At issue all along during the Cyprus crisis have been (1) super-rich Russian crooks with billions of euro-denominated deposits in Cypriot banks, and (2) the lawyers, accountants, and investment managers setting up shell companies and blind deposits in Nicosia for the super-rich Russian crooks. And the lawyers, accountants, and managers also happen to rank among Cyprus’s political elite. President Anastasiades’ family law firm counts two Russian billionaires among its clients.
You get the idea. Anastasiades and the Cypriot parliament tried every stunt they could dream up as they said “No!” to European negotiators—all in the interest of clients who keep private jets at Larnaca airport. “Russia will help us,” they said. (No thanks, Moscow replied. We don’t want to own some crummy Cypriot bank.) “Let’s use the state pension fund.” At this point people started getting onto the streets and crowding the ATMs. And finally, “Let’s tax small depositors disproportionately.” To this last the EU itself said no.
Even up to the eve of the final negotiations Sunday, the most remarkable rubbish exuded from high places in Nicosia. Read a little of this stuff, and note the tone and the pose.
“Cyprus must be saved!” President Anastasiades tweeted on Saturday. “We expected our European friends to help,” the manager of a Nicosia investment firm said, “and they put a gun to our heads.” “The European project is crashing to earth,” said Athanasios Orphanides, a former central bank governor. “It’s becoming a dictatorship,” a former finance minister said of the EU.
Preposterous. The small nation led by populist pols standing for their people is bullied—another term favored among the Cypriot elite lately—by those unelected, strong-arm bureaucrats in Brussels, in Frankfurt, and at the IMF. After more than a year of highly politicized austerity policies from Ireland to Spain to Greece, you can see why the elite in Nicosia would try this one on. But you cannot even say, “Nice try, guys,” because it has not been one.
In my calls around Europe lately I have found a number of people who accept the thought that Cyprus is now an argument against the euro and the bureaucracies that manage it. (Preponderance of Britons in this group, please note.) One could not disagree more vigorously. Cyprus is an argument for the euro—especially the euro as it is now being reconceived. Consider this: If the banking union negotiated last year were up and running, those swampy Cypriot banks would have been managed as a minor problem. Long run: Cyprus is better off with the euro than with some tatty currency no one has ever heard of.

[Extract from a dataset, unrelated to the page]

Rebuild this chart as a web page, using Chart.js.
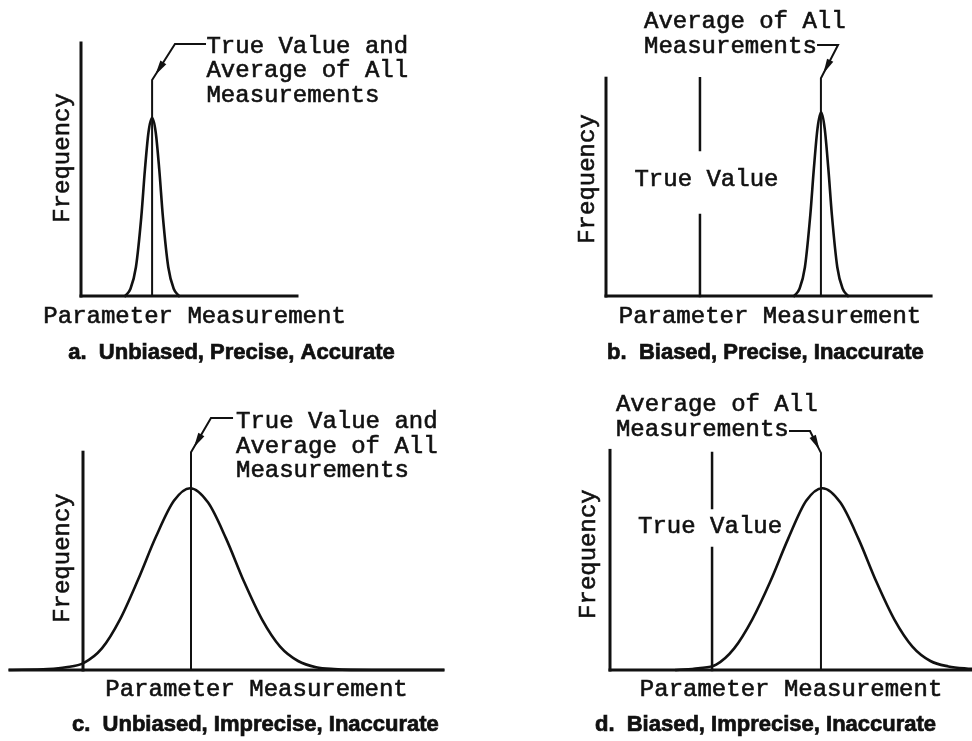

The other question raised concerns the taxes on depositors. Is the EU “confiscating” funds, as some say? Is it “swooping in” (another Briton here) to garnish private bank accounts. No, and no. Nothing so large as an international bank rescue can be managed with pinpoint precision. But the EU—recognizing that North European taxpayers can be asked to bear only so much—has fingered the right bunch. I hope the collateral damage is minimal and that the right bunch enjoys their flights back to Moscow.